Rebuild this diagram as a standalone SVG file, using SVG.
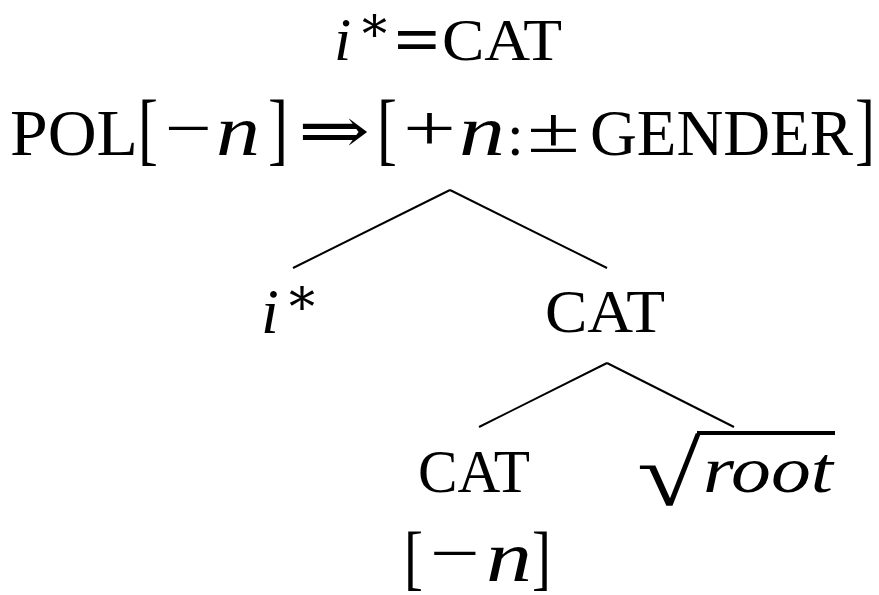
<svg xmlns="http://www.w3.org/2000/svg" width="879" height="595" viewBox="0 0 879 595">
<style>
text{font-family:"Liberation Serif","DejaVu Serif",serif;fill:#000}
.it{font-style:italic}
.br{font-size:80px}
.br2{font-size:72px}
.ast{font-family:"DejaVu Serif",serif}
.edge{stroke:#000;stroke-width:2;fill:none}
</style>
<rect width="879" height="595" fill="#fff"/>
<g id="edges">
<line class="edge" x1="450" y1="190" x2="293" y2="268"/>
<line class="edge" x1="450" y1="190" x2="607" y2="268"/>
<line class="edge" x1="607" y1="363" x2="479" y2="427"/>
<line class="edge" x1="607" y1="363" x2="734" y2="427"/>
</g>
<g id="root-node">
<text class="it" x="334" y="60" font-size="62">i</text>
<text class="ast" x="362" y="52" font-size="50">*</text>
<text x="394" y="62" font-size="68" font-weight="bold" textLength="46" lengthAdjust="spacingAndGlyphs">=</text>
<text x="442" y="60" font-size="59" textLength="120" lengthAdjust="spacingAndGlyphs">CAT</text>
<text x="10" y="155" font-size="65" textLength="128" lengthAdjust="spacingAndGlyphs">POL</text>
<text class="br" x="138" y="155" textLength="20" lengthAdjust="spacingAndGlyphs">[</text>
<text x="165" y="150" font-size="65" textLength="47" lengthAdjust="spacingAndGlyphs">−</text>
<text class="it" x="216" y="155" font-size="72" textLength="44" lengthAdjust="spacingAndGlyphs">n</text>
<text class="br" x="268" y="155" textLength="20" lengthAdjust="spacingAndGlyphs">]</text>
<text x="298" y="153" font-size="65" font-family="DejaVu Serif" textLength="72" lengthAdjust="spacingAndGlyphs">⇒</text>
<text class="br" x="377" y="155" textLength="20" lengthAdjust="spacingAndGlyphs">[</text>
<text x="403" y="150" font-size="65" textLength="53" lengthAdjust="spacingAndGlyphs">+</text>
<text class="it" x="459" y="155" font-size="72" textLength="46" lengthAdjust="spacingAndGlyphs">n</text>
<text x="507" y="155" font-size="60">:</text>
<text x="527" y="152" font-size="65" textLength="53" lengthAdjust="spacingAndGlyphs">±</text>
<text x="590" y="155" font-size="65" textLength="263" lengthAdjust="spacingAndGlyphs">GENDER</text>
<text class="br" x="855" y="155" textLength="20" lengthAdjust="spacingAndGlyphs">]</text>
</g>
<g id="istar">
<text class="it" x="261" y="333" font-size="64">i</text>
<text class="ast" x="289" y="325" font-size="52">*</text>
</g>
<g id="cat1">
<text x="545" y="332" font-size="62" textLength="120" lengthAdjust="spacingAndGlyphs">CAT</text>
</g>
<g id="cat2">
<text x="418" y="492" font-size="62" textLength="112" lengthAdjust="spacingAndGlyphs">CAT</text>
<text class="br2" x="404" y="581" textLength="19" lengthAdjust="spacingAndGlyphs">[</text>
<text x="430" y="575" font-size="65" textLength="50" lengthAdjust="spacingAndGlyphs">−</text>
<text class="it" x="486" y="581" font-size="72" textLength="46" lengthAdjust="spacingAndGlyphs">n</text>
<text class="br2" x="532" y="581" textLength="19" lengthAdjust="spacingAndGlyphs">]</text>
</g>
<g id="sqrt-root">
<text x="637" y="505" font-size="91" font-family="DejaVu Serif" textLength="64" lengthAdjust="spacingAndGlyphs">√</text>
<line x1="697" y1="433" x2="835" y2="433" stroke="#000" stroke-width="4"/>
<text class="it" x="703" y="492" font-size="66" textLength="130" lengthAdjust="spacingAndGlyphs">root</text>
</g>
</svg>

──────

### Exercise prompt:
Keep every word of the data as it is when you write it out, but drop the pictures.

### The output:
Rebuild this diagram as a standalone SVG file, using SVG.
<svg xmlns="http://www.w3.org/2000/svg" width="879" height="595" viewBox="0 0 879 595">
<style>
text{font-family:"Liberation Serif","DejaVu Serif",serif;fill:#000}
.it{font-style:italic}
.br{font-size:80px}
.br2{font-size:72px}
.ast{font-family:"DejaVu Serif",serif}
.edge{stroke:#000;stroke-width:2;fill:none}
</style>
<rect width="879" height="595" fill="#fff"/>
<g id="edges">
<line class="edge" x1="450" y1="190" x2="293" y2="268"/>
<line class="edge" x1="450" y1="190" x2="607" y2="268"/>
<line class="edge" x1="607" y1="363" x2="479" y2="427"/>
<line class="edge" x1="607" y1="363" x2="734" y2="427"/>
</g>
<g id="root-node">
<text class="it" x="334" y="60" font-size="62">i</text>
<text class="ast" x="362" y="52" font-size="50">*</text>
<text x="394" y="62" font-size="68" font-weight="bold" textLength="46" lengthAdjust="spacingAndGlyphs">=</text>
<text x="442" y="60" font-size="59" textLength="120" lengthAdjust="spacingAndGlyphs">CAT</text>
<text x="10" y="155" font-size="65" textLength="128" lengthAdjust="spacingAndGlyphs">POL</text>
<text class="br" x="138" y="155" textLength="20" lengthAdjust="spacingAndGlyphs">[</text>
<text x="165" y="150" font-size="65" textLength="47" lengthAdjust="spacingAndGlyphs">−</text>
<text class="it" x="216" y="155" font-size="72" textLength="44" lengthAdjust="spacingAndGlyphs">n</text>
<text class="br" x="268" y="155" textLength="20" lengthAdjust="spacingAndGlyphs">]</text>
<text x="298" y="153" font-size="65" font-family="DejaVu Serif" textLength="72" lengthAdjust="spacingAndGlyphs">⇒</text>
<text class="br" x="377" y="155" textLength="20" lengthAdjust="spacingAndGlyphs">[</text>
<text x="403" y="150" font-size="65" textLength="53" lengthAdjust="spacingAndGlyphs">+</text>
<text class="it" x="459" y="155" font-size="72" textLength="46" lengthAdjust="spacingAndGlyphs">n</text>
<text x="507" y="155" font-size="60">:</text>
<text x="527" y="152" font-size="65" textLength="53" lengthAdjust="spacingAndGlyphs">±</text>
<text x="590" y="155" font-size="65" textLength="263" lengthAdjust="spacingAndGlyphs">GENDER</text>
<text class="br" x="855" y="155" textLength="20" lengthAdjust="spacingAndGlyphs">]</text>
</g>
<g id="istar">
<text class="it" x="261" y="333" font-size="64">i</text>
<text class="ast" x="289" y="325" font-size="52">*</text>
</g>
<g id="cat1">
<text x="545" y="332" font-size="62" textLength="120" lengthAdjust="spacingAndGlyphs">CAT</text>
</g>
<g id="cat2">
<text x="418" y="492" font-size="62" textLength="112" lengthAdjust="spacingAndGlyphs">CAT</text>
<text class="br2" x="404" y="581" textLength="19" lengthAdjust="spacingAndGlyphs">[</text>
<text x="430" y="575" font-size="65" textLength="50" lengthAdjust="spacingAndGlyphs">−</text>
<text class="it" x="486" y="581" font-size="72" textLength="46" lengthAdjust="spacingAndGlyphs">n</text>
<text class="br2" x="532" y="581" textLength="19" lengthAdjust="spacingAndGlyphs">]</text>
</g>
<g id="sqrt-root">
<text x="637" y="505" font-size="91" font-family="DejaVu Serif" textLength="64" lengthAdjust="spacingAndGlyphs">√</text>
<line x1="697" y1="433" x2="835" y2="433" stroke="#000" stroke-width="4"/>
<text class="it" x="703" y="492" font-size="66" textLength="130" lengthAdjust="spacingAndGlyphs">root</text>
</g>
</svg>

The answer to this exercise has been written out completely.